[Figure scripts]
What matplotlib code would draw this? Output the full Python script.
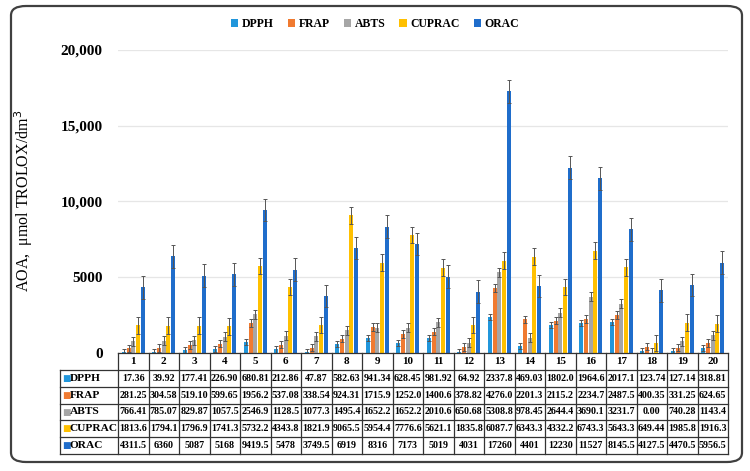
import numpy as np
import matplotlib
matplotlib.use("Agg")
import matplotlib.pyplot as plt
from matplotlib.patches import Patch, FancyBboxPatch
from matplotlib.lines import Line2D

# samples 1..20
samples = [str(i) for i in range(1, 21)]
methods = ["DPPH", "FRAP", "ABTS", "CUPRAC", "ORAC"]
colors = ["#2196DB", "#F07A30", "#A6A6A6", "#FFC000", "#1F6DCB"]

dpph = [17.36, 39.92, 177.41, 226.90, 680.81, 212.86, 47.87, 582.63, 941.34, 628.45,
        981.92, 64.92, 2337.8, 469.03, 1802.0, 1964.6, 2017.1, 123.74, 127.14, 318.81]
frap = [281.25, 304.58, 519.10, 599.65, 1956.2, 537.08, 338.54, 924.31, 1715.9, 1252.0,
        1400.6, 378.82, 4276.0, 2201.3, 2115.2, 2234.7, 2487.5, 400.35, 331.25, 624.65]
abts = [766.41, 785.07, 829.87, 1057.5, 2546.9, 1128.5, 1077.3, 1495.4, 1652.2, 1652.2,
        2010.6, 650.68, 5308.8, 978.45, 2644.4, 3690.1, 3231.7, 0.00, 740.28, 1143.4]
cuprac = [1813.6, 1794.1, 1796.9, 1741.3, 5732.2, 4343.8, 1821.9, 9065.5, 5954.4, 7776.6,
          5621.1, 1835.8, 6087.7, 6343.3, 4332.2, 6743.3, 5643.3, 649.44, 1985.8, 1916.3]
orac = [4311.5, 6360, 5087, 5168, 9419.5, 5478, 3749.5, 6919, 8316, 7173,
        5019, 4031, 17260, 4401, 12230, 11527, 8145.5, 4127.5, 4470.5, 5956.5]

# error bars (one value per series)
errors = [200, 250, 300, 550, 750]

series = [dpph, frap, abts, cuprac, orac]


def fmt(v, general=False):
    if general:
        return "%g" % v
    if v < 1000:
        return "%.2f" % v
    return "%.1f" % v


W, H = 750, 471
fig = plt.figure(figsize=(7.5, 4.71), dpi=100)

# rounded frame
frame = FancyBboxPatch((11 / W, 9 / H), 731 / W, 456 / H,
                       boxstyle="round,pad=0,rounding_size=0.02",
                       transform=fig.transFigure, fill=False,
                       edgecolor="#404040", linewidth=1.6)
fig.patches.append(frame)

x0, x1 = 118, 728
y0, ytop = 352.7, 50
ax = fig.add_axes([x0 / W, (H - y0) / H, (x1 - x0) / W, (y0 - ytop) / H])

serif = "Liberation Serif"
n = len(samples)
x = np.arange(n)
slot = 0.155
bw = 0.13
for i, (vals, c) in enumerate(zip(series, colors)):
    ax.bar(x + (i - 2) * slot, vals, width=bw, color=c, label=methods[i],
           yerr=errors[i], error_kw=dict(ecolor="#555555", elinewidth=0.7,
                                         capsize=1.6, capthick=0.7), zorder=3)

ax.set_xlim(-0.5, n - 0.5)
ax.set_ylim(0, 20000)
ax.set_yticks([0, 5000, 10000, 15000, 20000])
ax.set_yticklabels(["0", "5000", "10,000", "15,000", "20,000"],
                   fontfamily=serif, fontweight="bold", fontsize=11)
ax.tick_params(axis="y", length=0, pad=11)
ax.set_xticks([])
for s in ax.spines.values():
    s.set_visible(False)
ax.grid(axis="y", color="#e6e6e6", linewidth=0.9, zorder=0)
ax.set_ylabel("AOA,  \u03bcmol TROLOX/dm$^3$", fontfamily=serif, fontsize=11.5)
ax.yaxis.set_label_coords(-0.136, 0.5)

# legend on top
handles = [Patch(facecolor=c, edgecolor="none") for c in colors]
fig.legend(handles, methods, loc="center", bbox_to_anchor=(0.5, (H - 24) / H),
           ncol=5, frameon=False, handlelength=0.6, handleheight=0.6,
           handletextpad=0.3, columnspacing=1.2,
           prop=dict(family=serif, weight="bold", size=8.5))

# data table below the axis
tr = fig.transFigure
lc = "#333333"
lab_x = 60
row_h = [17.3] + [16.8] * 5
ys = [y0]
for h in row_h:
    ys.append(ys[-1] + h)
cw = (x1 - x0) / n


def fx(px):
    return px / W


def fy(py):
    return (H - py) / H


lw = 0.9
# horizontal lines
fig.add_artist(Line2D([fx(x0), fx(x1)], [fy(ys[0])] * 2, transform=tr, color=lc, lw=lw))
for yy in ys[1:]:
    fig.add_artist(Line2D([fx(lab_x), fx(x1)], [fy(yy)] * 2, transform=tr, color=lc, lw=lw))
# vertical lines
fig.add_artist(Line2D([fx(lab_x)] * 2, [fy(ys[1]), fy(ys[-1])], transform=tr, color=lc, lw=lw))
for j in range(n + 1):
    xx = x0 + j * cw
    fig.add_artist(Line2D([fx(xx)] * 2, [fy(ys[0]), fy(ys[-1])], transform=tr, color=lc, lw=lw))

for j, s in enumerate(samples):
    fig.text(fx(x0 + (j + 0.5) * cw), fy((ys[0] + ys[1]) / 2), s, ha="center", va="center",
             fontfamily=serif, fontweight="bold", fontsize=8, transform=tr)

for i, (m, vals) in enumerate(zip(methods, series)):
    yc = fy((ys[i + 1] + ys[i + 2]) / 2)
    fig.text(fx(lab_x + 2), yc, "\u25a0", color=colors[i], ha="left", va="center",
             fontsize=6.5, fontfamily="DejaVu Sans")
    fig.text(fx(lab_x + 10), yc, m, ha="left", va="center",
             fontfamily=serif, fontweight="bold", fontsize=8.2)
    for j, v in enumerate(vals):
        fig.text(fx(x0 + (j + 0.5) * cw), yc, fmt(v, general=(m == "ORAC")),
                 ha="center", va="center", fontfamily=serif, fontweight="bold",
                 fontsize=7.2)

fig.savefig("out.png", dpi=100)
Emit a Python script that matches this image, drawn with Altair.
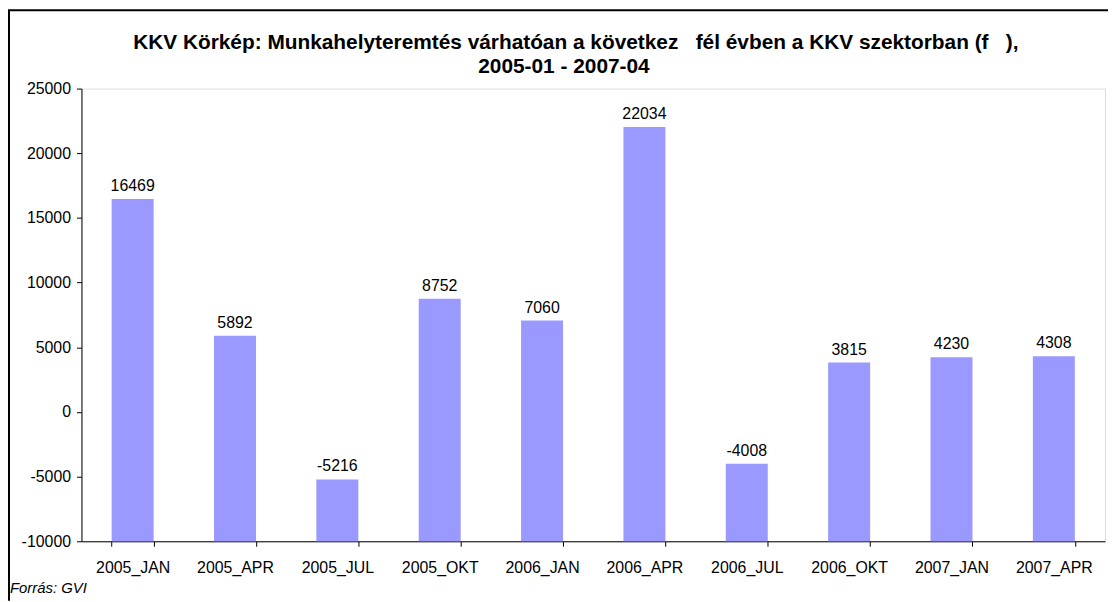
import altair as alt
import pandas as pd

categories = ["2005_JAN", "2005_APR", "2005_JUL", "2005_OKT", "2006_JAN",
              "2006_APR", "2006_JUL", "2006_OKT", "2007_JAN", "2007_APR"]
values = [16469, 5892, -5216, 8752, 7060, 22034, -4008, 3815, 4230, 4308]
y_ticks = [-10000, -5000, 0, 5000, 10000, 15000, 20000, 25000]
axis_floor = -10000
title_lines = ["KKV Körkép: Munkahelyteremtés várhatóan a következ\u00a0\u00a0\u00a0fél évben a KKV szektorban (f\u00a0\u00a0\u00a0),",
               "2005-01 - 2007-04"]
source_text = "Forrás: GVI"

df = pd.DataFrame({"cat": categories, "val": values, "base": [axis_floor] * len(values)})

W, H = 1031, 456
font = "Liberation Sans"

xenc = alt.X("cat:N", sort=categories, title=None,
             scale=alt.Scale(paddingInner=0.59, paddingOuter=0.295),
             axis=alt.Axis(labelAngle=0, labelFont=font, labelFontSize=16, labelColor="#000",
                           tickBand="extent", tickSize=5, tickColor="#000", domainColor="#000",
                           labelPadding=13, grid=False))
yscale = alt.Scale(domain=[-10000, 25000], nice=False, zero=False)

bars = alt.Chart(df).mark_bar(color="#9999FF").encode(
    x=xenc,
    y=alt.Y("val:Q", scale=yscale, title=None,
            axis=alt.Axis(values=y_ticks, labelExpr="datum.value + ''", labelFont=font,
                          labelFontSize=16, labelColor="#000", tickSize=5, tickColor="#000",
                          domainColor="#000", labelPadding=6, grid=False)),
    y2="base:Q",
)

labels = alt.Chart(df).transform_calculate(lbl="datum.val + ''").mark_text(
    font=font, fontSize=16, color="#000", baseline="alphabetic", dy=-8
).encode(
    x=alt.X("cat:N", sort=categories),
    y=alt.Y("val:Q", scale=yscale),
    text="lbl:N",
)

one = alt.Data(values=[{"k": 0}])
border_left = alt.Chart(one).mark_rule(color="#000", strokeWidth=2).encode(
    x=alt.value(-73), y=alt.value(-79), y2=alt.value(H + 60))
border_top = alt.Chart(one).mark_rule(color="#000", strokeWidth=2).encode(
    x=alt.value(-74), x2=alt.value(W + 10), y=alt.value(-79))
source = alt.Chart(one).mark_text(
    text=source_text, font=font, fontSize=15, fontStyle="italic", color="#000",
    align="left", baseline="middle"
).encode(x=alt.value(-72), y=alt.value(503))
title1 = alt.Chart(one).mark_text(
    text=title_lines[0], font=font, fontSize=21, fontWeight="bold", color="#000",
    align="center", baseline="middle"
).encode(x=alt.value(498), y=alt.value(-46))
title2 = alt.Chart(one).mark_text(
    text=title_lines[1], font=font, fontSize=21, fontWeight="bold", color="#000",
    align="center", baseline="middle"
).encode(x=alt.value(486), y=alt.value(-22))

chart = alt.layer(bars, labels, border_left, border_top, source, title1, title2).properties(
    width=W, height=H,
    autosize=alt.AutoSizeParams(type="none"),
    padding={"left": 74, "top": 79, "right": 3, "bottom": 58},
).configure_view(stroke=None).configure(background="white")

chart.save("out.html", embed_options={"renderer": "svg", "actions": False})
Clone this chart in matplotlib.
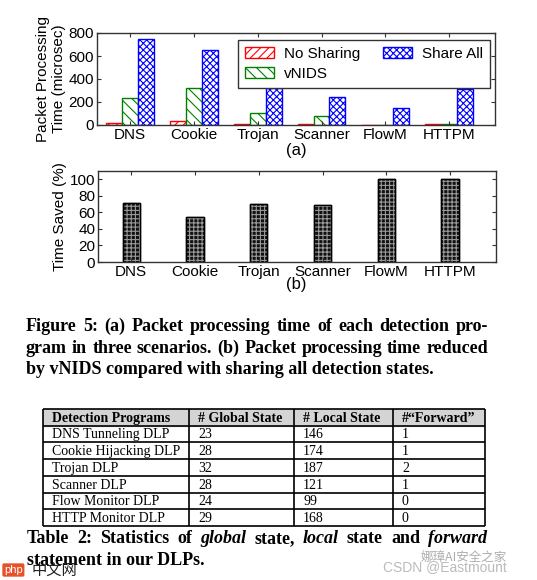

▶ [INSTRUCTION]: Repeat the listing above from its first line through the line that contains "ax = fig.add_axes([x0", both included, and nothing more. Drop the pictures.

▶ [OUTPUT OF THE TASK]:
What matplotlib code would draw this? Output the full Python script.
import numpy as np
import matplotlib
matplotlib.use("Agg")
import matplotlib.pyplot as plt
from matplotlib.patches import Patch, FancyBboxPatch
from matplotlib.lines import Line2D

# samples 1..20
samples = [str(i) for i in range(1, 21)]
methods = ["DPPH", "FRAP", "ABTS", "CUPRAC", "ORAC"]
colors = ["#2196DB", "#F07A30", "#A6A6A6", "#FFC000", "#1F6DCB"]

dpph = [17.36, 39.92, 177.41, 226.90, 680.81, 212.86, 47.87, 582.63, 941.34, 628.45,
        981.92, 64.92, 2337.8, 469.03, 1802.0, 1964.6, 2017.1, 123.74, 127.14, 318.81]
frap = [281.25, 304.58, 519.10, 599.65, 1956.2, 537.08, 338.54, 924.31, 1715.9, 1252.0,
        1400.6, 378.82, 4276.0, 2201.3, 2115.2, 2234.7, 2487.5, 400.35, 331.25, 624.65]
abts = [766.41, 785.07, 829.87, 1057.5, 2546.9, 1128.5, 1077.3, 1495.4, 1652.2, 1652.2,
        2010.6, 650.68, 5308.8, 978.45, 2644.4, 3690.1, 3231.7, 0.00, 740.28, 1143.4]
cuprac = [1813.6, 1794.1, 1796.9, 1741.3, 5732.2, 4343.8, 1821.9, 9065.5, 5954.4, 7776.6,
          5621.1, 1835.8, 6087.7, 6343.3, 4332.2, 6743.3, 5643.3, 649.44, 1985.8, 1916.3]
orac = [4311.5, 6360, 5087, 5168, 9419.5, 5478, 3749.5, 6919, 8316, 7173,
        5019, 4031, 17260, 4401, 12230, 11527, 8145.5, 4127.5, 4470.5, 5956.5]

# error bars (one value per series)
errors = [200, 250, 300, 550, 750]

series = [dpph, frap, abts, cuprac, orac]


def fmt(v, general=False):
    if general:
        return "%g" % v
    if v < 1000:
        return "%.2f" % v
    return "%.1f" % v


W, H = 750, 471
fig = plt.figure(figsize=(7.5, 4.71), dpi=100)

# rounded frame
frame = FancyBboxPatch((11 / W, 9 / H), 731 / W, 456 / H,
                       boxstyle="round,pad=0,rounding_size=0.02",
                       transform=fig.transFigure, fill=False,
                       edgecolor="#404040", linewidth=1.6)
fig.patches.append(frame)

x0, x1 = 118, 728
y0, ytop = 352.7, 50
ax = fig.add_axes([x0 / W, (H - y0) / H, (x1 - x0) / W, (y0 - ytop) / H])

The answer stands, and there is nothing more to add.